Die Levante als Mittler zwischen Orient und Europa
Ich würde „orientalischen Einfluss“ auch eher weniger an religiösen Einflüssen festmachen wollen, denn da gelten eigene Gesetze…
Bestimmend waren im Ägäisraum vor den „Dark Ages“ die minoischen- und die mykenischen Kulturen, die immer auch eng verbunden waren in den damaligen Wirtschaftskreislauf der Bronzezeit und daher auf Handel mit der Levante ausgerichtet. Etwas vereinfacht waren ihre Zentren die Paläste mit ihrer Palastwirtschaft und zentraler Verwaltung. Hierin ähneln sie schon den damaligen Zuständen auch in der Levante und dem Kupferdrehkreuz Zypern. Die Levante selbst war inspiriert durch die beiden bedeutendsten, frühzeitlichen „Hochkulturkreise“ (Mesopotamien & Ägypten) und bildete deren Drehkreuz zueinander, wie zu den notwendigen Rohstoffen und so kam es auch wieder zu Beginn der Eisenzeit, als sie langsam begannen einen weiter führenden Fernhandel in den Mittelmeerraum zu etablieren, im Zuge dessen es auch zur Kolonisation der Phönizier in Nordafrika und Südspanien der Klassischen Antike kommen sollte.
Frühe Belege über/für levantinische Einflüsse auf den griechischen Raum finden sich bereits in der Ilias. Etwa bei den Leichenspielen für Patroklos, wo ein sidonesisches Silbergefäß beschrieben wird. Derartige Kunstwerke finden sich zwischen Mesopotamien bis hin nach Süditalien und zeugen vom hohen ideellen wie materiellen Wert der Gegenstände. In der Ägäis stehen sie wohl am Anfang der sogenannten „orientalisierenden Periode“, welche der Archaik voranging. Die verwendeten Themen der orientalischen Handwerkskunst finden sich wieder in der Ilias, wenn das Schild des Achilles beschrieben wird. Echte Löwen sind der griechischen Lebenswelt immer fern geblieben! Über den phönizischen Mittelmeerhandel verbreiteten sich Bilderwelten und Handwerkstechniken des alten Orients nach Westen, so etwa die Elfenbeinschnitzerei. Ganz wichtig für die Levante war auch das Mittel für den Fernhandel selbst: Das Schiff. Es waren wohl zuerst die Levantiner, die anstelle der alten Handelsschiffe mit Ruder- und Segelantrieb der Bronzezeit seetüchtigere runde Segelschiffe konstruierte. Diese Schiffe werden Gauloi genannt, wurden nur gesegelt und konnten auch über das offene Meer eher navigiert werden. Ihr Einfluss auf die Navigation zeigt sich auch im noch von den Römern „Stella Phoenicia“ genannten Stern im Sternbild „Kleine Waage“.

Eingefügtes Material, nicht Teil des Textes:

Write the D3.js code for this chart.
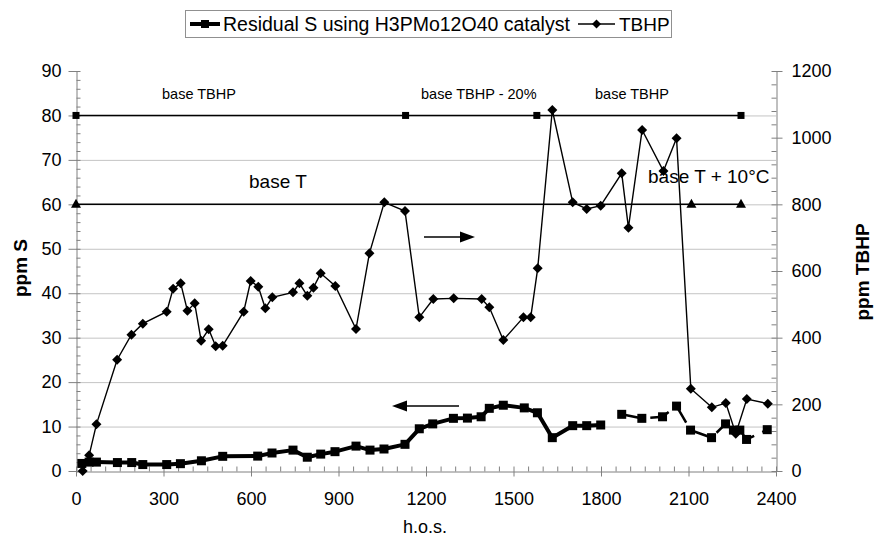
<!DOCTYPE html>
<html>
<head>
<meta charset="utf-8">
<script src="https://cdn.jsdelivr.net/npm/d3@7"></script>
<style>
  html, body { margin: 0; padding: 0; background: #fff; }
  svg { display: block; font-family: "Liberation Sans", Arial, sans-serif; }
</style>
</head>
<body>
<svg id="chart" width="874" height="542"></svg>
<script>
// ---- data ----
const xTicks = [0, 300, 600, 900, 1200, 1500, 1800, 2100, 2400];
const yLeftTicks = [0, 10, 20, 30, 40, 50, 60, 70, 80, 90];
const yRightTicks = [0, 200, 400, 600, 800, 1000, 1200];

// Residual S (ppm S), first (solid) part
const hosS1 = [20, 45, 70, 142, 191, 229, 311, 358, 430, 503, 623, 672, 744, 793, 839, 888, 960, 1008, 1056, 1128, 1177, 1223, 1294, 1342, 1389, 1417, 1465, 1537, 1582, 1633, 1703, 1751, 1799];
const resS1 = [1.7, 2.0, 2.0, 1.9, 1.9, 1.45, 1.45, 1.65, 2.3, 3.3, 3.35, 4.05, 4.7, 3.1, 3.8, 4.35, 5.6, 4.7, 4.95, 6.0, 9.5, 10.6, 11.85, 11.9, 12.2, 14.1, 14.8, 14.2, 13.1, 7.5, 10.2, 10.2, 10.35];
// Residual S, later (broken) part
const hosS2 = [1871, 1940, 2011, 2059, 2107, 2179, 2227, 2254, 2276, 2299, 2370];
const resS2 = [12.75, 11.85, 12.2, 14.6, 9.2, 7.5, 10.6, 9.2, 9.2, 7.1, 9.3];

// TBHP (ppm TBHP, right axis)
const hosT = [23, 45, 70, 141, 190, 229, 311, 333, 359, 382, 407, 429, 455, 479, 503, 575, 599, 625, 649, 673, 744, 766, 793, 814, 839, 889, 960, 1006, 1057, 1128, 1177, 1225, 1295, 1391, 1417, 1465, 1534, 1559, 1583, 1633, 1703, 1751, 1799, 1871, 1894, 1941, 2014, 2059, 2108, 2180, 2228, 2262, 2300, 2372];
const tbhp = [0, 47, 140, 334, 409, 442, 478, 547, 563, 481, 503, 391, 425, 374, 376, 478, 570, 553, 488, 521, 536, 563, 526, 550, 593, 555, 426, 653, 806, 780, 461, 516, 518, 516, 491, 393, 461, 461, 608, 1083, 806, 786, 796, 893, 730, 1023, 900, 998, 247, 191, 204, 112, 216, 202];

// reference level lines (ppm S axis)
const refTbhpHos = [0, 1130, 1580, 2280];
const refTbhpLevel = 80;
const refTempHos = [0, 2110, 2280];
const refTempLevel = 60;

// ---- layout ----
const svg = d3.select("#chart");
const L = 76, R = 776, T = 71, B = 471;
const x = d3.scaleLinear().domain([0, 2400]).range([L, R]);
const yL = d3.scaleLinear().domain([0, 90]).range([B, T]);
const yR = d3.scaleLinear().domain([0, 1200]).range([B, T]);
const axisColor = "#808080";
const gridColor = "#c4c4c4";

// gridlines
svg.append("g").selectAll("line")
  .data(yLeftTicks.filter(v => v > 0 && v < 90))
  .join("line")
  .attr("x1", L).attr("x2", R)
  .attr("y1", d => yL(d) + 0.5).attr("y2", d => yL(d) + 0.5)
  .attr("stroke", gridColor).attr("stroke-width", 1);

function styleAxis(g) {
  g.select(".domain").attr("stroke", axisColor);
  g.selectAll(".tick line").attr("stroke", axisColor);
  g.selectAll("text").attr("fill", "#000").attr("font-size", "18px")
    .attr("font-family", '"Liberation Sans", Arial, sans-serif');
}

// x axis minor ticks
const xMinor = d3.range(0, 2401, 50).filter(v => v % 300 !== 0);
svg.append("g").attr("transform", `translate(0,${B + 0.5})`)
  .call(d3.axisBottom(x).tickValues(xMinor).tickSize(-5).tickFormat(""))
  .call(g => { g.select(".domain").remove(); g.selectAll("line").attr("stroke", axisColor); });
// x axis major
svg.append("g").attr("transform", `translate(0,${B + 0.5})`)
  .call(d3.axisBottom(x).tickValues(xTicks).tickSizeInner(5).tickSizeOuter(0).tickPadding(16).tickFormat(d3.format("d")))
  .call(styleAxis)
  .call(g => g.selectAll(".tick line").attr("y1", -5).attr("y2", 5));

// left axis minor
const yLMinor = d3.range(0, 90.01, 2).filter(v => v % 10 !== 0);
svg.append("g").attr("transform", `translate(${L + 0.5},0)`)
  .call(d3.axisLeft(yL).tickValues(yLMinor).tickSize(-4).tickFormat(""))
  .call(g => { g.select(".domain").remove(); g.selectAll("line").attr("stroke", axisColor); });
svg.append("g").attr("transform", `translate(${L + 0.5},0)`)
  .call(d3.axisLeft(yL).tickValues(yLeftTicks).tickSizeInner(8).tickSizeOuter(0).tickPadding(7).tickFormat(d3.format("d")))
  .call(styleAxis)
  .call(g => g.selectAll(".tick line").attr("x1", 4).attr("x2", -8));

// right axis minor
const yRMinor = d3.range(0, 1200.01, 40).filter(v => v % 200 !== 0);
svg.append("g").attr("transform", `translate(${R + 0.5},0)`)
  .call(d3.axisRight(yR).tickValues(yRMinor).tickSize(-5).tickFormat(""))
  .call(g => { g.select(".domain").remove(); g.selectAll("line").attr("stroke", axisColor); });
svg.append("g").attr("transform", `translate(${R + 0.5},0)`)
  .call(d3.axisRight(yR).tickValues(yRightTicks).tickSizeInner(6).tickSizeOuter(0).tickPadding(9).tickFormat(d3.format("d")))
  .call(styleAxis)
  .call(g => g.selectAll(".tick line").attr("x1", -5).attr("x2", 6));

// reference lines
const refLine = d3.line().x(d => x(d[0])).y(d => yL(d[1]));
const ref80 = refTbhpHos.map(h => [h, refTbhpLevel]);
const ref60 = refTempHos.map(h => [h, refTempLevel]);
svg.append("path").attr("d", refLine(ref80)).attr("fill", "none").attr("stroke", "#000").attr("stroke-width", 1.5);
svg.append("path").attr("d", refLine(ref60)).attr("fill", "none").attr("stroke", "#000").attr("stroke-width", 1.5);
svg.append("g").selectAll("rect").data(ref80).join("rect")
  .attr("x", d => x(d[0]) - 3.5).attr("y", d => yL(d[1]) - 3.5)
  .attr("width", 7).attr("height", 7).attr("fill", "#000");
svg.append("g").selectAll("path").data(ref60).join("path")
  .attr("transform", d => `translate(${x(d[0])},${yL(d[1])})`)
  .attr("d", "M0,-5.5L5,3.5L-5,3.5Z").attr("fill", "#000");

// TBHP series
const tData = hosT.map((h, i) => [h, tbhp[i]]);
svg.append("path")
  .attr("d", d3.line().x(d => x(d[0])).y(d => yR(d[1]))(tData))
  .attr("fill", "none").attr("stroke", "#000").attr("stroke-width", 1.4);
const diamond = "M0,-5L5,0L0,5L-5,0Z";
svg.append("g").selectAll("path").data(tData).join("path")
  .attr("transform", d => `translate(${x(d[0])},${yR(d[1])})`)
  .attr("d", diamond).attr("fill", "#000");

// Residual S series
const s1 = hosS1.map((h, i) => [h, resS1[i]]);
const s2 = hosS2.map((h, i) => [h, resS2[i]]);
const sLine = d3.line().x(d => x(d[0])).y(d => yL(d[1]));
svg.append("path").attr("d", sLine(s1))
  .attr("fill", "none").attr("stroke", "#000").attr("stroke-width", 4).attr("stroke-linejoin", "round");
svg.append("path").attr("d", sLine(s2))
  .attr("fill", "none").attr("stroke", "#000").attr("stroke-width", 2.5)
  .attr("stroke-dasharray", "20,9");
svg.append("g").selectAll("rect").data(s1.concat(s2)).join("rect")
  .attr("x", d => x(d[0]) - 4.5).attr("y", d => yL(d[1]) - 4.5)
  .attr("width", 9).attr("height", 9).attr("fill", "#000");

// annotations
const ann = svg.append("g").attr("fill", "#000");
ann.append("text").attr("x", 162).attr("y", 99).attr("font-size", "14.5px").text("base TBHP");
ann.append("text").attr("x", 421).attr("y", 99).attr("font-size", "14.5px").text("base TBHP - 20%");
ann.append("text").attr("x", 595).attr("y", 99).attr("font-size", "14.5px").text("base TBHP");
ann.append("text").attr("x", 249).attr("y", 188).attr("font-size", "19px").text("base T");
ann.append("text").attr("x", 648).attr("y", 183).attr("font-size", "19px").text("base T + 10°C");

// arrows
svg.append("line").attr("x1", 424).attr("x2", 462).attr("y1", 237).attr("y2", 237).attr("stroke", "#000").attr("stroke-width", 1.5);
svg.append("path").attr("d", "M475,237L460,231.5L460,242.5Z").attr("fill", "#000");
svg.append("line").attr("x1", 404).attr("x2", 459).attr("y1", 406).attr("y2", 406).attr("stroke", "#000").attr("stroke-width", 1.5);
svg.append("path").attr("d", "M392,406L407,400.5L407,411.5Z").attr("fill", "#000");

// axis titles
svg.append("text").attr("x", 425).attr("y", 533).attr("text-anchor", "middle").attr("font-size", "18px").text("h.o.s.");
svg.append("text").attr("transform", "translate(27,268) rotate(-90)").attr("text-anchor", "middle")
  .attr("font-size", "19px").attr("font-weight", "bold").text("ppm S");
svg.append("text").attr("transform", "translate(869,272) rotate(-90)").attr("text-anchor", "middle")
  .attr("font-size", "19px").attr("font-weight", "bold").text("ppm TBHP");

// legend
const lg = svg.append("g");
lg.append("rect").attr("x", 185.5).attr("y", 10.5).attr("width", 486).attr("height", 27)
  .attr("fill", "#fff").attr("stroke", "#909090");
lg.append("line").attr("x1", 190).attr("x2", 220).attr("y1", 24).attr("y2", 24).attr("stroke", "#000").attr("stroke-width", 4);
lg.append("rect").attr("x", 201).attr("y", 20).attr("width", 8).attr("height", 8).attr("fill", "#000");
lg.append("text").attr("x", 223).attr("y", 30.5).attr("font-size", "19.5px").text("Residual S using H3PMo12O40 catalyst");
lg.append("line").attr("x1", 578).attr("x2", 615).attr("y1", 24).attr("y2", 24).attr("stroke", "#000").attr("stroke-width", 1.4);
lg.append("path").attr("transform", "translate(596.5,24)").attr("d", "M0,-4.5L4.5,0L0,4.5L-4.5,0Z").attr("fill", "#000");
lg.append("text").attr("x", 619).attr("y", 30.5).attr("font-size", "19px").text("TBHP");
</script>
</body>
</html>
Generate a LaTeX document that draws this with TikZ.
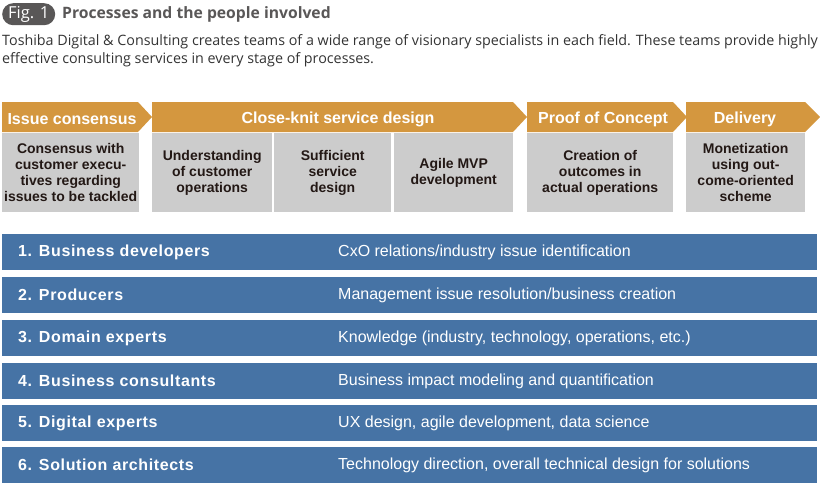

Herodot versucht alte Legenden zu rationalisieren und schreibt von einer phönizischen [V 57] Vorherrschaft schon in mykenischer Zeit für die griechische Landschaft Boiotien – was Geschichtlich eher unwahrscheinlich sein dürfte… Er ist es auch, der die Erfindung des modernen Alphabets den Phöniziern zuschreibt. Eine in um 500 datierte, kretische Inschrift handelt von der Verpflichtung eines „phoinikistas“ für die schriftliche Abfassung von Rechtssatzungen der Stadt. Hier schlägt sich wohl der Einfluss der Phönizier auf die Verschriftlichung im alten Griechenland nieder. In vielerlei Hinsicht nahmen die Griechen Einflüsse aus dem Osten auf und entwickelten sie kreativ weiter zur Archaik.
Die von den Phöniziern verbreitete Lautschrift stammt wohl aus dem syrischen Raum und kaum aus Mesopotamien. Die dort entwickelte Schrift war die Keilschrift, die in Tontäfelchen eingeritzt Basis für alle Schriftformen blieb. Diese Tradition hielt sich sowohl für offizielle, als auch für private Überlieferungen und Geschäftsnotizen bis hinein in hellenistische Zeit. So hat man noch im Uruk der Seleukidenzeit, das damals einen gewissen Neuaufschwung zu verzeichnen hatte, weiterhin an der Keilschrift festgehalten. Man hat Keilschriftarchive zweier „Ärzte“ jener Zeit gefunden, obwohl parallel mit den Griechen damals auch das Griechische Alphabet seinen Siegeszug antrat.